Hilary Buxton is a historian of modern imperial Britain, with emphases on the history of medicine, race, gender and disability in the 19th and 20th centuries. Buxton’s research focuses on histories of colonial intimacy and the production of knowledge. She is currently at work on a project about the intersections of race and health in the First World War, which examines the experiences of wounded and disabled British West Indian and South Asian servicemen, their relationship with caregivers and the imperial state, and the lasting medical inequities produced out of this transcolonial encounter.

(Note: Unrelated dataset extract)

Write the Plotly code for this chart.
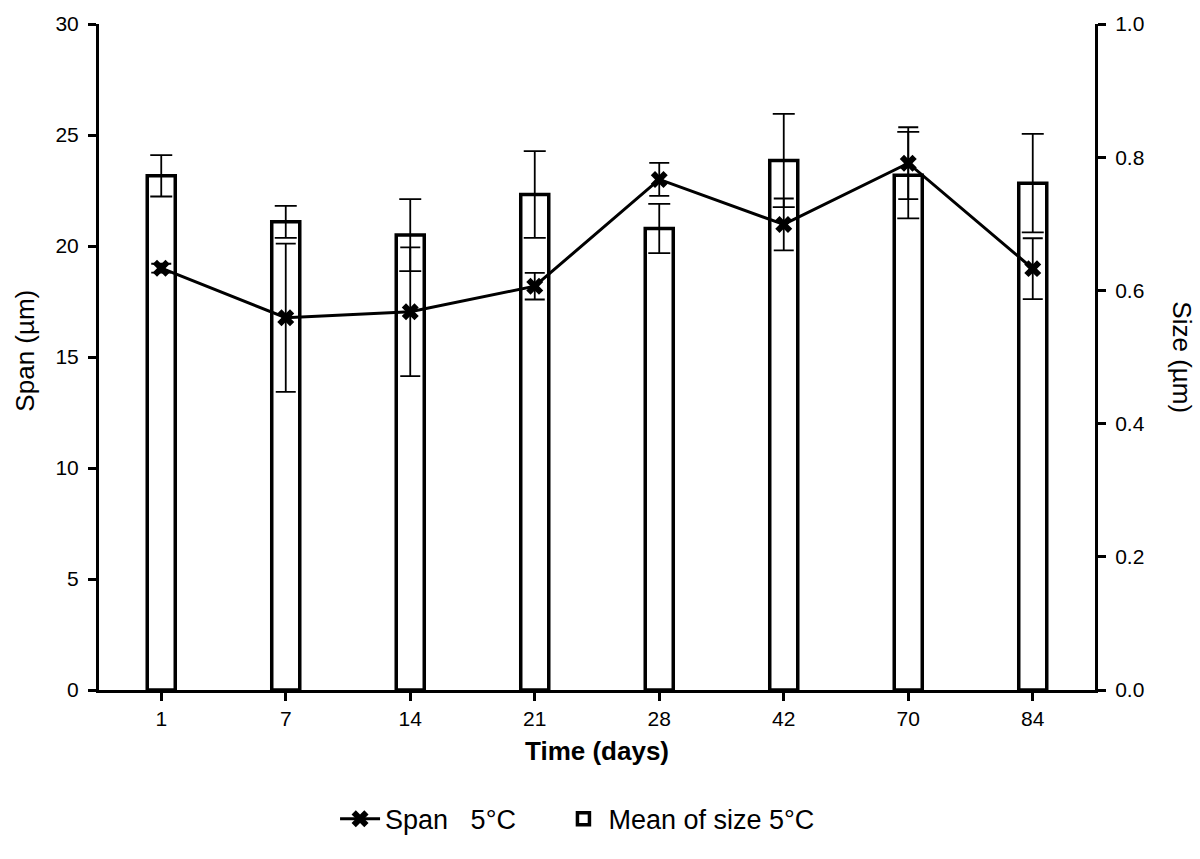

Prior to joining Kenyon, she was a Past & Present Postdoctoral Fellow at the Institute for Historical Research at the University of London. Her work on health, masculinity and empire has appeared in Past & Present and the British Journal for the History of Science. Buxton teaches courses on the history of Britain and its Empire, comparative colonialisms and the history of medicine and the body.
Areas of Expertise
Modern imperial Britain; colonial and global history; race, gender and disability studies; postcolonial science studies
Education
2018 — Doctor of Philosophy from Rutgers College Univ NJ
2011 — Bachelor of Arts from Smith College
Courses Recently Taught
HIST 226
Modern Britain and the Empire
HIST 226
This mid-level survey course examines the history of the British Empire from its origin in the 16th century to its dissolution in the 20th century. By the close of the 19th century, the British Empire, whose beginnings were modest, encompassed approximately 13 million square miles and nearly 400 million people. Well before the end of the twentieth, this empire, the largest the world had ever seen, had virtually ceased to exist. Its story, from inception to extinction, is a remarkable one. The forces shaping the British Empire were both endogenous and exogenous. Internal imperatives, global imperial competition, and developments on the periphery impelled the empire forward and ultimately brought about its demise. This course seeks to understand the changing character of the British Empire and to explain the dynamics influencing its rise and fall. No prerequisite. Offered every fall semester.
HIST 227
Identity & Migration in Britain
HIST 227
This mid-level survey introduces students to the last 500 years of British history. Its chief purpose is to expose students to the principal forces — political, economic, social and cultural — shaping a country that would ultimately play a decisive role in the formation of the modern world. This counts toward the Americas/Europe requirement for the major. No prerequisite. Offered every spring semester.
HIST 342
History of Public Health
HIST 342
Is disease a great leveler? Or does it exacerbate social, gendered and raced inequalities? This course takes a global approach to the modern history of public health: its emergence as a profession, its expanding knowledge and the growth of policy around it. Spanning the 16th to 21st century, we will investigate changing knowledge and treatments of disease. We will critique how the medical and legal frameworks organized around disease shape our experience of it. The course moves through time chronologically, questioning the relationship between humans and the environment, the role of medical technologies and developments, and shifting interpretations of disease causation, ranging from urbanization and industrialization to immigration and globalization. We will explore these questions by examining a wide range of subjects, from biomedicine to racial hygiene, population politics to colonial medicine, vaccination and resistance to treatment, quarantine and detention and the global response to epidemics. By the end of the course, students will be able to examine policy, analyze epidemiological data, and think critically about the social and political consequences illness and the state’s response to it. This counts toward the modern requirement for the major. Offered every two or three years.